- _TASK TO CARRY OUT_: Lift out all lines below that contain "this".

Records with drawing code:
"""

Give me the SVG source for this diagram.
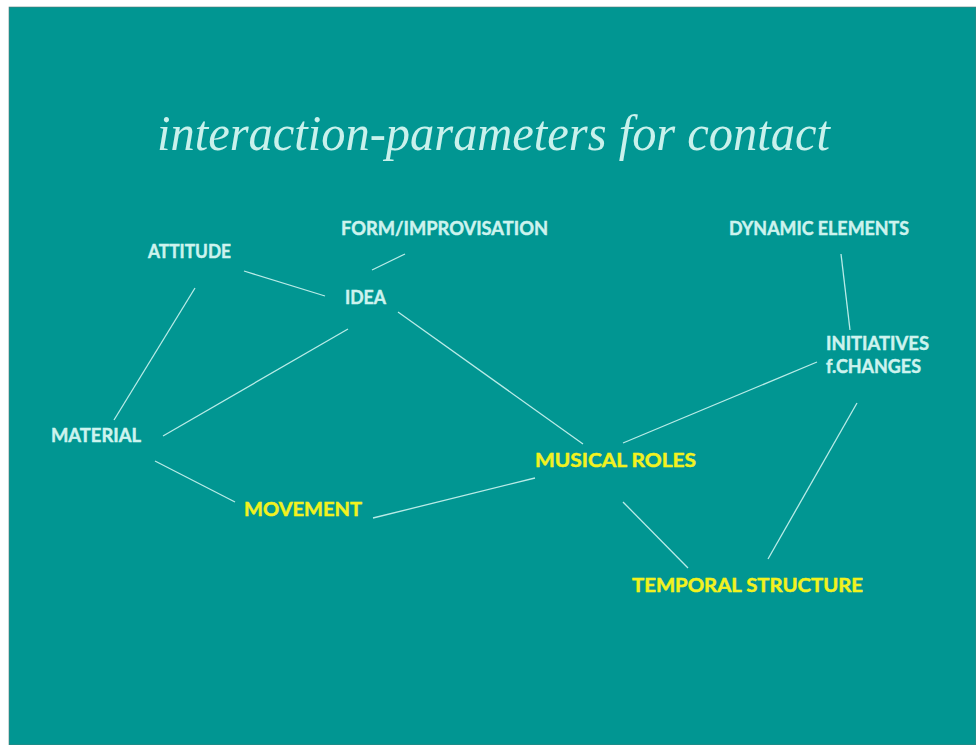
<svg xmlns="http://www.w3.org/2000/svg" width="976" height="745" viewBox="0 0 976 745">
<style>
.bg{fill:#019692}
.title{font-family:"Liberation Serif","Times New Roman",serif;font-style:italic;font-size:50px;fill:#c9f1ec}
.lbl{font-family:Lato,"Open Sans",sans-serif;font-weight:700;font-size:18.5px;fill:#cdf3ee;stroke:#cdf3ee;stroke-width:0.45}
.hl{fill:#f2f21e;stroke:#f2f21e}
.conn line{stroke:#b9ebe7;stroke-width:1.3}
</style>
<rect x="0" y="0" width="976" height="745" fill="#ffffff"/>
<rect class="bg" x="9" y="7" width="967" height="738" stroke="#5a7a78" stroke-width="0.6"/>
<text class="title" x="157" y="150" textLength="673" lengthAdjust="spacingAndGlyphs">interaction-parameters for contact</text>
<g id="connectors" class="conn">
<line x1="244" y1="271" x2="325" y2="296"/>
<line x1="372" y1="270" x2="405" y2="254"/>
<line x1="195" y1="288" x2="114" y2="420"/>
<line x1="348" y1="329" x2="163" y2="436"/>
<line x1="398" y1="312" x2="583" y2="444"/>
<line x1="155" y1="461" x2="235" y2="502"/>
<line x1="373" y1="518" x2="535" y2="478"/>
<line x1="623" y1="443" x2="817" y2="362"/>
<line x1="623" y1="502" x2="688" y2="568"/>
<line x1="841" y1="254" x2="850" y2="330"/>
<line x1="857" y1="403" x2="768" y2="559"/>
</g>
<g id="attitude"><text class="lbl" x="148" y="258" textLength="83" lengthAdjust="spacingAndGlyphs">ATTITUDE</text></g>
<g id="form"><text class="lbl" x="341" y="235" textLength="207" lengthAdjust="spacingAndGlyphs">FORM/IMPROVISATION</text></g>
<g id="idea"><text class="lbl" x="345" y="304" textLength="41" lengthAdjust="spacingAndGlyphs">IDEA</text></g>
<g id="dynamic"><text class="lbl" x="729" y="235" textLength="180" lengthAdjust="spacingAndGlyphs">DYNAMIC ELEMENTS</text></g>
<g id="initiatives"><text class="lbl" x="826" y="350" textLength="103" lengthAdjust="spacingAndGlyphs">INITIATIVES</text><text class="lbl" x="826" y="373" textLength="95" lengthAdjust="spacingAndGlyphs">f.CHANGES</text></g>
<g id="material"><text class="lbl" x="51" y="442" textLength="90" lengthAdjust="spacingAndGlyphs">MATERIAL</text></g>
<g id="movement"><text class="lbl hl" x="244" y="516" textLength="118" lengthAdjust="spacingAndGlyphs">MOVEMENT</text></g>
<g id="musical"><text class="lbl hl" x="535" y="467" textLength="161" lengthAdjust="spacingAndGlyphs">MUSICAL ROLES</text></g>
<g id="temporal"><text class="lbl hl" x="632" y="592" textLength="231" lengthAdjust="spacingAndGlyphs">TEMPORAL STRUCTURE</text></g>
</svg>
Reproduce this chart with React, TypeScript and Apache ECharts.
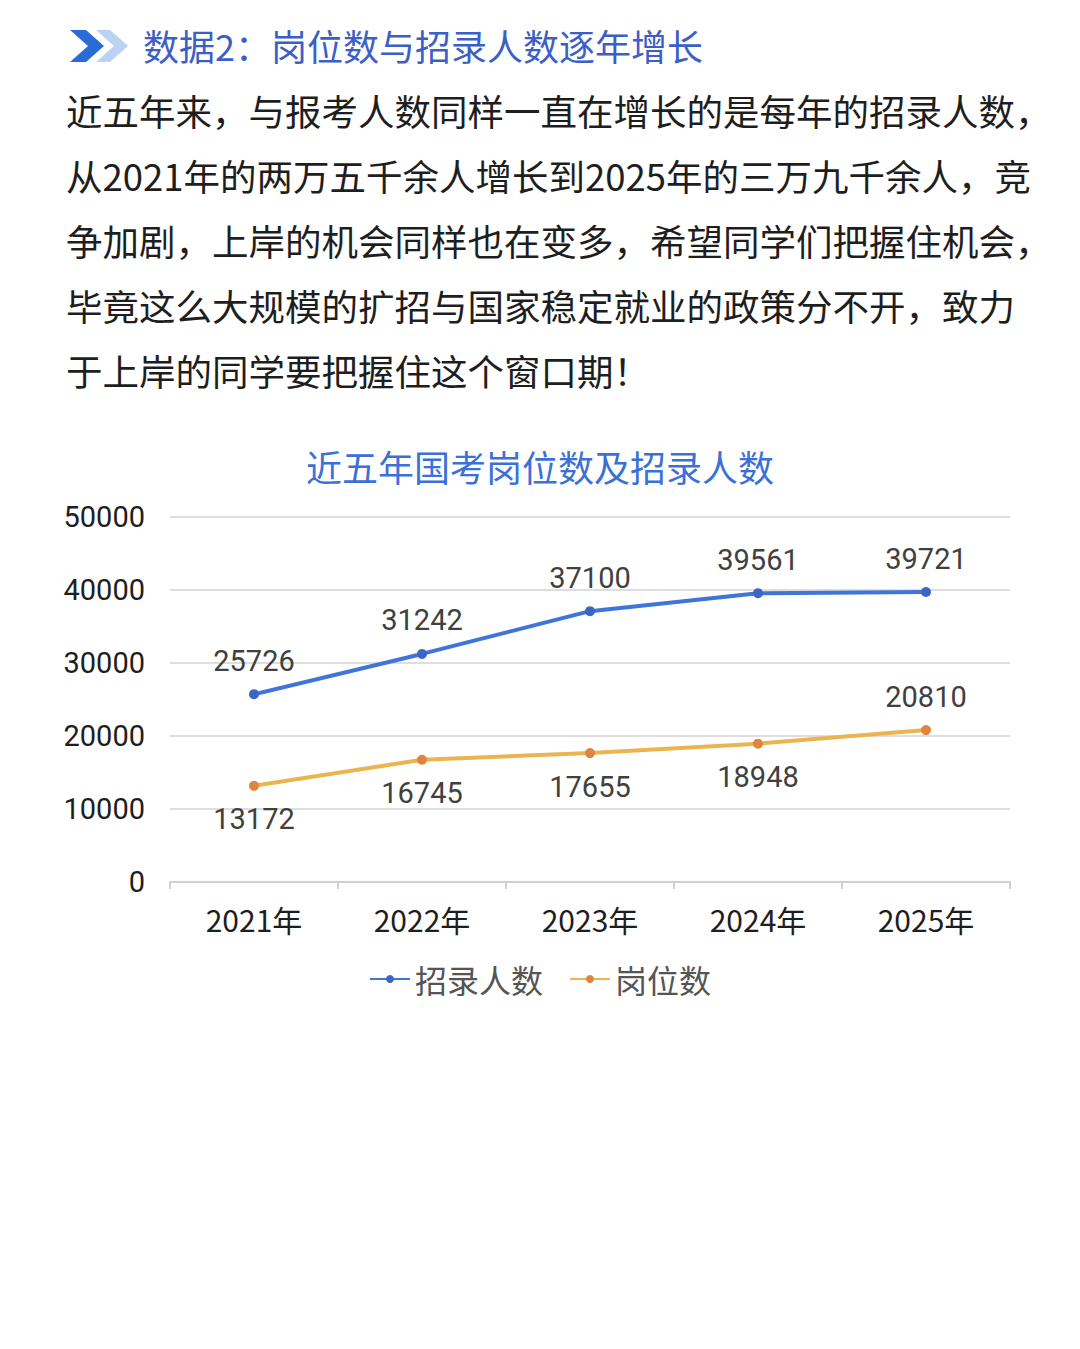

"""

- _WORKED SOLUTION_:
Give me the SVG source for this diagram.
Reproduce this chart with React, TypeScript and Apache ECharts.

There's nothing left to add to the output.